8月2日の書庫

本の感想を書くブログです。

旅、カフェ、食、広がる世界/近藤史恵『ときどき旅に出るカフェ』

近藤史恵さんの『ときどき旅に出るカフェ』を読みました。

ときどき旅に出るカフェ

私はあまり「旅」に行かない。単純に面倒だし体力を使うし、何より旅に出てしまうと旅先が「旅先」でしかないのが嫌なのである。私は「旅先」を「日常」にしたい、できれば。旅をしたくない。そこで住みたい。でもそれはできないので、私は旅をしない。旅をすると悔しくなってしまうから。

旅には行かないけれど、旅が「価値観の異なる文化との出会い」をもたらす、というのは想像がつく。人は頭でわかっていても、案外身のまわりの常識に囚われがちだ。それは、生きるために必要だからで、旅は私たちの身体を支え、時に束縛する常識を解除してくれる。

 

カフェ

私もカフェが好きだ。好きなカフェの条件。1. ほどほどに人が入っているがそこまで混雑していない 2. 煩いお客さんがいない 3. 肩の力を入れなくていい 4. 頑張っていない気安さもある 以上。

なかなかお気に入りのカフェを見つけるのは難しい。案外何かが物足りなかったりする。瑛子が落ち着けるカフェを見つけられて良かったなと思う。私もそういうカフェに出会いたい。案外、3や4あたりが難しいのだ。 

 

食べ物は文化なのだなと思う。その食べ物がその国で生まれた背景には、必ず何かがある。その国その土地の気候、食習慣、道具、価値観。日本食は日本人なら何も違和感を抱かない食べ物だけれど、何故日本食は生まれたのか。そもそも日本食は何なのか。

『ときどき旅に出るカフェ』では主に異国の食べ物・お菓子・飲み物が登場していたので日本の料理は登場しなかったが、逆に「日本食とは何だろう」と考えるきっかけになったかもしれない。

 

 

広がる世界

この本は短編集ということもあり、毎回のお話に重複して登場する話が多々ある。例えば瑛子の暮らし方・生き方もその一つだ。

三十七歳、独身、一人住まい。子供もいないし、恋人もいない。取り立てて美人というわけではない。

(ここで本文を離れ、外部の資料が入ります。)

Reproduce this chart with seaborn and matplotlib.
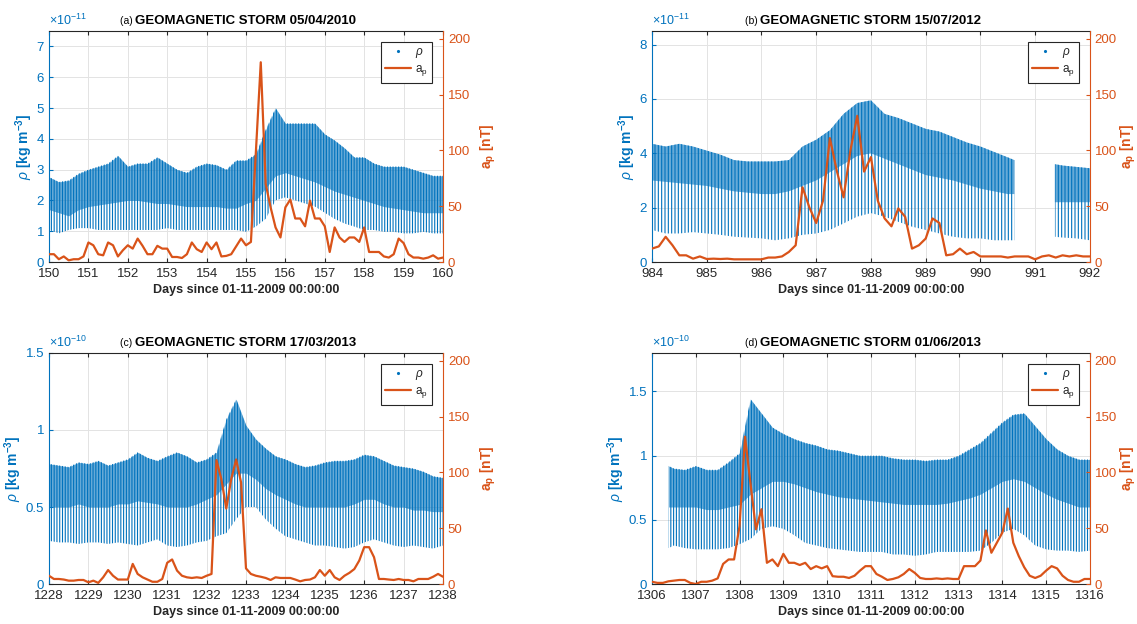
import numpy as np
import matplotlib

matplotlib.use("Agg")

import matplotlib.pyplot as plt
import seaborn as sns
from matplotlib.lines import Line2D
from matplotlib.ticker import FuncFormatter

# ---------------------------------------------------------------------------
# ap index, 3-hourly (nT)
# ---------------------------------------------------------------------------
AP_A_START = 150.0
AP_A = [
    7, 7, 2.5, 5, 1.5, 2.5, 2.5, 5,
    17.5, 15, 7, 6, 17.5, 15, 5, 10.5,
    15, 12, 21, 14.5, 7, 7, 14.5, 12,
    12, 4.5, 4.5, 3.6, 7, 17.5, 11.5, 9,
    17.5, 11.5, 17.5, 5, 5.5, 7, 14, 21,
    15, 18, 98, 179, 70, 49, 31, 22,
    49, 56, 39, 39, 32, 55, 39, 39,
    32, 9, 31, 22, 18, 22, 22, 18,
    31, 9, 9, 9, 5, 4, 7, 21,
    17, 7, 4, 4, 3, 4, 6, 3,
    4,
]
AP_B_START = 984.0
AP_B = [
    12, 14, 22.6, 15, 6, 6, 3, 5,
    2.7, 3, 2.7, 3, 2.4, 2.4, 2.4, 2.4,
    2.4, 4, 4, 5, 9, 15, 67, 49,
    35, 55, 111, 82, 58, 100, 131, 81,
    94, 55, 39, 32, 48, 40.5, 12, 15,
    21, 39, 35, 6, 7, 12, 7, 9,
    5, 5, 5, 5, 4, 5, 5, 5,
    2.4, 5, 6, 4, 6, 5, 6, 5,
    5,
]
AP_C_START = 1228.0
AP_C = [
    7.4, 4.5, 4.5, 4, 3, 3, 3.6, 3.6,
    1.5, 3, 1, 6, 12.5, 7.4, 4, 4,
    4, 18, 9, 6, 4, 2, 2, 4.5,
    19, 22, 12, 7.4, 6, 5.4, 6, 5.4,
    7.4, 9, 111, 94, 67.6, 94, 111.6, 91,
    14, 9, 7.4, 6.5, 5.4, 3.6, 6, 5.4,
    5.4, 5.4, 4, 2.4, 3.6, 4, 6, 12.5,
    7.4, 12.5, 6, 3.6, 7.4, 10, 13.4, 21,
    33, 33, 24, 4.5, 4.5, 4, 3.6, 4.5,
    3.6, 3.6, 2.4, 4.5, 4.5, 4.5, 6.5, 9,
    6.5,
]
AP_D_START = 1306.0
AP_D = [
    2, 1, 1, 2.4, 3, 3.6, 3.6, 1,
    0, 2, 2, 3, 5, 18, 22, 22,
    52, 132, 90, 49, 67, 19, 22, 16,
    27, 19, 19, 17, 19, 13.4, 16, 14,
    16, 7, 6.5, 6.5, 5.4, 7.4, 12, 16,
    16, 9, 6.5, 3.6, 4.5, 6, 9, 13.4,
    10, 5.4, 4.5, 4.5, 5, 4.5, 5, 4.5,
    4.5, 16, 16, 16, 21, 48, 28, 37,
    46, 67.6, 37, 25, 15, 7.4, 5.4, 7.4,
    12, 16, 14, 7.4, 3.6, 2, 2, 4.5,
    4.5,
]

# ---------------------------------------------------------------------------
# density envelopes (upper edge, lower edge of the dense core, lower edge of
# the orbit stripes), in units of the axis exponent
# ---------------------------------------------------------------------------
RHO_A_T = [150 + 0.25 * k for k in range(41)]
RHO_A_HI = [2.76, 2.6, 2.65, 2.87, 3.0, 3.1, 3.2, 3.45, 3.1, 3.2, 3.2, 3.4,
            3.2, 3.0, 2.9, 3.1, 3.2, 3.15, 3.0, 3.3, 3.3, 3.5, 4.3, 5.0, 4.5,
            4.5, 4.5, 4.5, 4.15, 3.95, 3.7, 3.4, 3.4, 3.2, 3.1, 3.1, 3.1, 3.0,
            2.9, 2.8, 2.8]
RHO_A_MID = [1.7, 1.6, 1.5, 1.7, 1.8, 1.85, 1.9, 1.95, 2.0, 2.0, 1.95, 1.9,
             1.9, 1.85, 1.8, 1.8, 1.8, 1.8, 1.75, 1.75, 1.9, 2.0, 2.4, 2.8,
             2.9, 2.8, 2.7, 2.6, 2.45, 2.3, 2.2, 2.1, 2.0, 1.9, 1.8, 1.75,
             1.7, 1.65, 1.6, 1.6, 1.6]
RHO_A_LO = [1.04, 0.93, 1.04, 1.1, 1.1, 1.04, 1.04, 1.04, 1.04, 1.04, 1.04,
            1.04, 1.1, 1.04, 1.04, 1.04, 1.04, 1.04, 1.04, 1.04, 0.98, 1.15,
            1.4, 2.0, 2.1, 2.0, 1.9, 1.8, 1.6, 1.4, 1.25, 1.15, 1.04, 1.04,
            0.98, 0.98, 0.93, 0.93, 0.98, 0.93, 0.93]

RHO_B_T = [984 + 0.25 * k for k in range(27)] + [990.62, 991.0, 991.36, 991.5, 991.75, 992.0]
RHO_B_HI = [4.35, 4.25, 4.35, 4.25, 4.1, 3.95, 3.75, 3.7, 3.7, 3.7, 3.75,
            4.25, 4.5, 4.85, 5.45, 5.85, 5.95, 5.45, 5.3, 5.1, 4.9, 4.8, 4.6,
            4.4, 4.25, 4.05, 3.85, 3.75, np.nan, 3.6, 3.55, 3.5, 3.45]
RHO_B_MID = [3.0, 2.95, 2.9, 2.85, 2.8, 2.7, 2.6, 2.55, 2.5, 2.5, 2.6, 2.8,
             3.0, 3.3, 3.6, 3.9, 4.0, 3.8, 3.6, 3.4, 3.2, 3.1, 3.0, 2.85,
             2.7, 2.6, 2.5, 2.5, np.nan, 2.2, 2.2, 2.2, 2.2]
RHO_B_LO = [1.18, 1.05, 1.05, 1.1, 1.05, 1.0, 0.93, 0.9, 0.87, 0.8, 0.87,
            1.0, 1.05, 1.18, 1.42, 1.67, 1.8, 1.67, 1.48, 1.3, 1.18, 1.05,
            0.93, 0.87, 0.87, 0.8, 0.8, 0.8, np.nan, 0.93, 0.9, 0.87, 0.8]

RHO_C_T = [1228 + 0.25 * k for k in range(41)]
RHO_C_HI = [0.78, 0.77, 0.76, 0.79, 0.78, 0.8, 0.77, 0.79, 0.81, 0.855, 0.82,
            0.8, 0.83, 0.855, 0.83, 0.79, 0.81, 0.855, 1.07, 1.2, 1.03, 0.94,
            0.88, 0.83, 0.81, 0.78, 0.76, 0.77, 0.79, 0.8, 0.8, 0.81, 0.84,
            0.83, 0.8, 0.77, 0.76, 0.75, 0.73, 0.70, 0.69]
RHO_C_MID = [0.5, 0.5, 0.5, 0.52, 0.5, 0.5, 0.5, 0.52, 0.52, 0.54, 0.53,
             0.52, 0.5, 0.5, 0.5, 0.52, 0.55, 0.58, 0.65, 0.72, 0.72, 0.68,
             0.62, 0.58, 0.55, 0.52, 0.5, 0.5, 0.5, 0.5, 0.5, 0.52, 0.55,
             0.55, 0.52, 0.5, 0.5, 0.48, 0.48, 0.47, 0.47]
RHO_C_LO = [0.28, 0.27, 0.27, 0.26, 0.27, 0.27, 0.26, 0.27, 0.26, 0.25, 0.27,
            0.29, 0.25, 0.24, 0.25, 0.27, 0.28, 0.31, 0.33, 0.42, 0.5, 0.5,
            0.42, 0.36, 0.31, 0.29, 0.27, 0.25, 0.25, 0.24, 0.23, 0.24, 0.27,
            0.29, 0.27, 0.25, 0.24, 0.25, 0.24, 0.23, 0.25]

RHO_D_T = [1306.38] + [1306.5 + 0.25 * k for k in range(39)]
RHO_D_HI = [0.92, 0.9, 0.89, 0.92, 0.89, 0.89, 0.95, 1.02, 1.44, 1.33, 1.22,
            1.17, 1.13, 1.1, 1.08, 1.05, 1.04, 1.02, 1.0, 1.0, 1.0, 0.98,
            0.97, 0.97, 0.96, 0.97, 0.97, 1.0, 1.05, 1.1, 1.18, 1.26, 1.32,
            1.33, 1.23, 1.13, 1.05, 1.0, 0.97, 0.97]
RHO_D_MID = [0.6, 0.6, 0.6, 0.6, 0.58, 0.58, 0.6, 0.62, 0.7, 0.75, 0.8, 0.8,
             0.78, 0.75, 0.72, 0.7, 0.68, 0.67, 0.66, 0.65, 0.64, 0.63, 0.62,
             0.62, 0.62, 0.62, 0.63, 0.65, 0.67, 0.7, 0.75, 0.8, 0.82, 0.8,
             0.75, 0.7, 0.66, 0.63, 0.6, 0.6]
RHO_D_LO = [0.28, 0.3, 0.28, 0.27, 0.27, 0.27, 0.28, 0.31, 0.35, 0.43, 0.45,
            0.43, 0.38, 0.32, 0.3, 0.28, 0.27, 0.26, 0.25, 0.25, 0.25, 0.23,
            0.23, 0.22, 0.23, 0.25, 0.25, 0.25, 0.25, 0.26, 0.32, 0.4, 0.43,
            0.38, 0.3, 0.27, 0.26, 0.26, 0.25, 0.26]

PANEL_LETTERS = ["(a)", "(b)", "(c)", "(d)"]
STORM_DATES = ["05/04/2010", "15/07/2012", "17/03/2013", "01/06/2013"]
X_RANGES = [(150, 160), (984, 992), (1228, 1238), (1306, 1316)]
RHO_YMAX = [7.5, 8.5, 1.5, 1.8]
RHO_TICKS = [[0, 1, 2, 3, 4, 5, 6, 7], [0, 2, 4, 6, 8], [0, 0.5, 1, 1.5], [0, 0.5, 1, 1.5]]
RHO_EXP = [-11, -11, -10, -10]
AP_TICKS = [0, 50, 100, 150, 200]

BLUE = "#0072BD"
ORANGE = "#D95319"
DARK = "#262626"

sns.set_style("whitegrid")
plt.rcParams["font.family"] = ["Liberation Sans", "DejaVu Sans"]
plt.rcParams["mathtext.fontset"] = "custom"
plt.rcParams["mathtext.rm"] = "Liberation Sans"
plt.rcParams["mathtext.it"] = "Liberation Sans:italic"
plt.rcParams["mathtext.bf"] = "Liberation Sans:bold"
plt.rcParams["hatch.linewidth"] = 0.8

fig = plt.figure(figsize=(11.37, 6.24), dpi=100)
positions = [
    [0.0431, 0.5801, 0.3465, 0.3702],
    [0.5734, 0.5801, 0.3852, 0.3702],
    [0.0431, 0.0641, 0.3465, 0.3702],
    [0.5734, 0.0641, 0.3852, 0.3702],
]
ap_data = [(AP_A_START, AP_A), (AP_B_START, AP_B), (AP_C_START, AP_C), (AP_D_START, AP_D)]
rho_data = [
    (RHO_A_T, RHO_A_HI, RHO_A_MID, RHO_A_LO),
    (RHO_B_T, RHO_B_HI, RHO_B_MID, RHO_B_LO),
    (RHO_C_T, RHO_C_HI, RHO_C_MID, RHO_C_LO),
    (RHO_D_T, RHO_D_HI, RHO_D_MID, RHO_D_LO),
]
hatches = ["||||||", "|||||", "||||||", "||||||"]
ap_label_pads = [6, 1, 6, 1]

fmt = FuncFormatter(lambda v, _: f"{v:g}")

for i in range(4):
    ax = fig.add_axes(positions[i])
    ax2 = ax.twinx()

    # density: dense core plus orbit stripes
    t, hi, mid, lo = (np.array(a, dtype=float) for a in rho_data[i])
    ax.fill_between(t, mid, hi, color=BLUE, alpha=0.6, lw=0)
    ax.fill_between(t, lo, hi, facecolor="none", edgecolor=BLUE, hatch=hatches[i], lw=0)

    # ap line
    start, vals = ap_data[i]
    ap_t = start + 0.125 * np.arange(len(vals))
    sns.lineplot(x=ap_t, y=vals, ax=ax2, color=ORANGE, lw=1.6, legend=False)

    x0, x1 = X_RANGES[i]
    ax.set_xlim(x0, x1)
    ax.set_xticks(range(x0, x1 + 1))
    ax.set_ylim(0, RHO_YMAX[i])
    ax.set_yticks(RHO_TICKS[i])
    ax.yaxis.set_major_formatter(fmt)
    ax2.set_ylim(0, 207)
    ax2.set_yticks(AP_TICKS)

    ax.grid(True, color="#e3e3e3", lw=0.7)
    ax2.grid(False)
    ax.tick_params(axis="x", direction="in", length=3, bottom=True, top=True,
                   colors=DARK, labelsize=9.5, pad=4)
    ax.tick_params(axis="y", direction="in", length=3, left=True, colors=BLUE,
                   labelsize=9.5)
    ax2.tick_params(axis="y", direction="in", length=3, right=True, colors=ORANGE,
                    labelsize=9.5)

    for s in ["top", "bottom"]:
        ax.spines[s].set_color(DARK)
        ax.spines[s].set_linewidth(0.8)
        ax2.spines[s].set_visible(False)
    ax.spines["left"].set_color(BLUE)
    ax.spines["right"].set_visible(False)
    ax2.spines["left"].set_visible(False)
    ax2.spines["right"].set_color(ORANGE)

    ax.set_xlabel("Days since 01-11-2009 00:00:00", fontsize=9, fontweight="bold",
                  color=DARK, labelpad=3)
    ax.set_ylabel(r"$\rho$ [kg m$^{\mathbf{-3}}$]", fontsize=10, fontweight="bold",
                  color=BLUE, labelpad=1)
    ax2.set_ylabel(r"a$_\mathbf{p}$ [nT]", fontsize=10, fontweight="bold",
                   color=ORANGE, labelpad=ap_label_pads[i])

    ax.text(0.0, 1.012, r"$\times$10$^{%d}$" % RHO_EXP[i], transform=ax.transAxes,
            color=BLUE, fontsize=9, ha="left", va="bottom")

    ttl = ax.set_title(f"GEOMAGNETIC STORM {STORM_DATES[i]}", fontsize=9.5,
                       fontweight="bold", color="black", pad=5)
    ax.annotate(PANEL_LETTERS[i] + " ", xy=(0, 0.08), xycoords=ttl, ha="right",
                va="bottom", fontsize=7.5, color="black")

    handles = [
        Line2D([], [], ls="none", marker=".", markersize=2.5, color=BLUE, label=r"$\rho$"),
        Line2D([], [], color=ORANGE, lw=1.6, label=r"a$_\mathrm{p}$"),
    ]
    leg = ax2.legend(handles=handles, loc="upper right", fontsize=8.5, frameon=True,
                     fancybox=False, framealpha=1, edgecolor=DARK, handlelength=2.2,
                     borderaxespad=0.9, borderpad=0.35, labelspacing=0.3,
                     handletextpad=0.4)
    leg.get_frame().set_linewidth(0.8)

fig.savefig("out.png", dpi=100)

趣味らしい趣味もない。読書や映画を見るのは好きだけれど、マニアと言えるほどではない。

言い方は違うけれど、瑛子が日々どのように生きているのか、どういうことでモヤモヤし気分が落ち込むのか、何度も何度も丁寧に描かれている。それは結婚だったり、出産だったり。「女性としてこう生きるべきよね?」という誰かよくわからない存在からの無言の圧力。あまり他人事ではないから、ちょっと苦しい。

そんな瑛子は、円の作る料理に毎度驚かされ勇気づけられる。自分を取り巻く価値観、自分を苛む無言の圧力は、別に絶対的なものではないと知る。それに足元とられなくてもいいんだと思える。瑛子の視点を通して、読み手もそれを体感する。

なんとなく生きづらいなーと思っている人は読んでみたらいいと思うし、特に瑛子と同じ年代の人は。

 

私は最後の最後、円のちょっとした秘密が明らかになったところがお気に入りです。とてもチャーミングで。

 

旅とカフェと食べ物と、謎解きが好きな人は読んでみたらいいと思います。他の方の本ですが『和菓子屋のアン』とか好きな人は、きっとこちらも好きになれるはず。

 

 

以上、近藤史恵さんの『ときどき旅に出るカフェ』を読み終わりました。